So there's someone that I really like. I met them here on subeta and we've know each other for quite awhile now. We've recently started talking over webcam and stuff like that. The problem is, we live 20 hours away from each other, and that distance is about it get a lot larger.
I've had a few online relationships before, but they never really last. I'm also afraid of rejection, the only two other times I've told people I like them they've rejected me.
BUT I really like this person, a lot. I've hinted it, but they've never truly responded.
Any advice, or am I destined to be floundering around forever? ;~;
Personally i wouldn't go for an online relationship. Since you've never met this person in the flesh, you can't know what they're really like, and you can't enjoy the closeness of having them there for real...and 20 hours seems very long if you wanted to meet up in person too.

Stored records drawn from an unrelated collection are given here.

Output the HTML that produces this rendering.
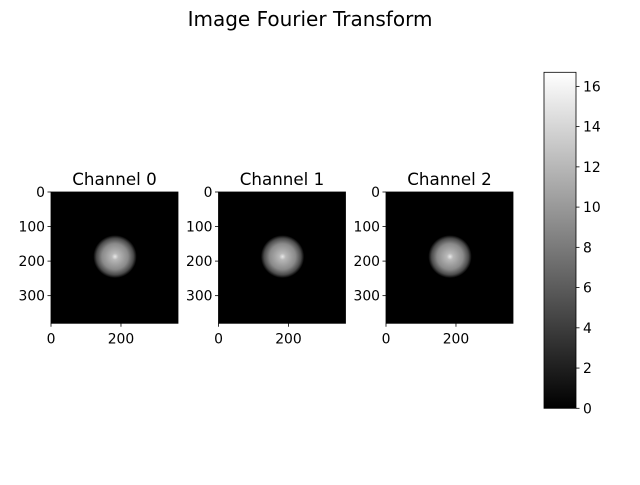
<!DOCTYPE html>
<html><head><meta charset="utf-8"><style>
body{margin:0;background:#fff;}
svg text{font-family:"DejaVu Sans","Liberation Sans",sans-serif;fill:#000;}
</style></head><body>
<svg id="fig" width="640" height="480" viewBox="0 0 640 480" xmlns="http://www.w3.org/2000/svg">
<defs>
<radialGradient id="blob">
<stop offset="0" stop-color="#e8e8e8"/>
<stop offset="0.15" stop-color="#b8b8b8"/>
<stop offset="0.6" stop-color="#8a8a8a"/>
<stop offset="0.85" stop-color="#4a4a4a"/>
<stop offset="1" stop-color="#000"/>
</radialGradient>
<linearGradient id="cbar" x1="0" y1="1" x2="0" y2="0">
<stop offset="0" stop-color="#000"/><stop offset="1" stop-color="#fff"/>
</linearGradient>
</defs>
<text x="310" y="26" font-size="20" text-anchor="middle">Image Fourier Transform</text>
<g id="panels"></g>
<g id="colorbar"></g>
</svg>
<script>
const channels = ["Channel 0","Channel 1","Channel 2"];
const imgWidth = 363, imgHeight = 380;
const blobCenterX = [183,183,183];
const blobCenterY = [187,187,187];
const blobRadius = [62,62,62];
const xTicks = [0,200];
const yTicks = [0,100,200,300];
const cbarTicks = [0,2,4,6,8,10,12,14,16];
const cbarMax = 16.7;

const NS="http://www.w3.org/2000/svg";
function mk(tag,attrs,parent,text){const e=document.createElementNS(NS,tag);for(const k in attrs)e.setAttribute(k,attrs[k]);if(text!==undefined)e.textContent=text;parent.appendChild(e);return e;}
const panelLeft=[51,218.5,386], axTop=192, W=127, H=131.3;
const panels=document.getElementById('panels');
channels.forEach((name,i)=>{
  const x0=panelLeft[i];
  const sx=v=>x0+v/imgWidth*W, sy=v=>axTop+v/imgHeight*H;
  const g=mk('g',{},panels);
  
  
  const img=mk('rect',{x:x0,y:axTop,width:W,height:H,fill:'#000'},g);
  
  
  const rx=blobRadius[i]/imgWidth*W, ry=blobRadius[i]/imgHeight*H;
  const b=mk('ellipse',{cx:sx(blobCenterX[i]),cy:sy(blobCenterY[i]),rx:rx,ry:ry,fill:'url(#blob)'},g);
  
  
  const fr=mk('rect',{x:x0,y:axTop,width:W,height:H,fill:'none',stroke:'#000','stroke-width':0.8},g);
  
  
  const t=mk('text',{x:x0+W/2,y:axTop-7,'font-size':16.7,'text-anchor':'middle'},g,name);
  
  
  xTicks.forEach(v=>{
    const x=sx(v);
    mk('line',{x1:x,x2:x,y1:axTop+H,y2:axTop+H+3.5,stroke:'#000','stroke-width':0.8},g);
    const l=mk('text',{x:x,y:axTop+H+20,'font-size':13.9,'text-anchor':'middle'},g,v);
    
    
  });
  yTicks.forEach(v=>{
    const y=sy(v);
    mk('line',{x1:x0-3.5,x2:x0,y1:y,y2:y,stroke:'#000','stroke-width':0.8},g);
    const l=mk('text',{x:x0-6,y:y+5,'font-size':13.9,'text-anchor':'end'},g,v);
    
    
  });
});
const cb=document.getElementById('colorbar');


const cx=544, cw=32, cbTop=72.3, cbBot=408.3;
const cy=v=>cbBot-v/cbarMax*(cbBot-cbTop);
mk('rect',{x:cx,y:cbTop,width:cw,height:cbBot-cbTop,fill:'url(#cbar)',stroke:'#000','stroke-width':0.8},cb);
cbarTicks.forEach(v=>{
  const y=cy(v);
  mk('line',{x1:cx+cw,x2:cx+cw+3.5,y1:y,y2:y,stroke:'#000','stroke-width':0.8},cb);
  const l=mk('text',{x:cx+cw+7,y:y+5,'font-size':13.9},cb,v);
  
  
});
</script>
</body></html>
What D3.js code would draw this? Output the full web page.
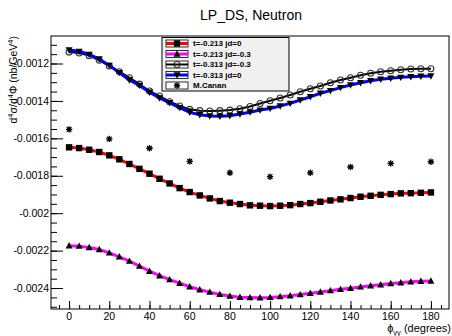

i think if you have a history of online relationships -- and then those relationships fail to work out -- it's probably best to stop falling for people online. you should probably understand how easy it is to fill-in-the-blanks about people on the internet with imaginary behaviors and conditions. this isn't necessarily bad... but it isn't the safest or most honest thing to do to yourself either.
i would totally suggest putting on the brakes and controlling your emotions towards people on the internet.

Well, it's more getting the courage to tell them this. ^^; I appreciate everyone's views.
About my past online relationships, I was younger. I didn't really have feelings for the people I was with. They didn't really 'fail', I just lost interest in having them (as harsh as that sounds).
But I really truly like this person. I'm still unsure since you guys seem to disagree with it. ^^;;
here's the thing --- if you aren't going to flat-out tell 'them' that you like 'them'... then you need to walk away. hinting around isn't working and there is no sense in playing games.

I'm not seeing what you're really asking for here. Advice on how to tell them you really like them or advice on how you should move your relationship as the mileage between you two grows larger?
My personal opinions aside, I've seen quite a few people meet on the internet and have wonderful relationships. I've even seen many couples get married and have families that met online. It's not something I recommend as it does seem rare for them to work out, but it's not a hopeless case.
If you really care for this person, why not just tell them exactly what you're trying to tell us here? Even if past relationships have failed, you get right back up and keep going. You don't want to wonder what would have happened down the line had you said something.
Well some of you were were a bit ruder than others, but I think I have the guts to tell them now. If they don't like me back I guess I don't have anything to lose.
it's just life. you post a query on the internet, you have to expect to interpret text in your own personal way. this is why rolling the dice on an internet relationship is always a harder gamble than real life.
glad to hear you have the guts to be up-front.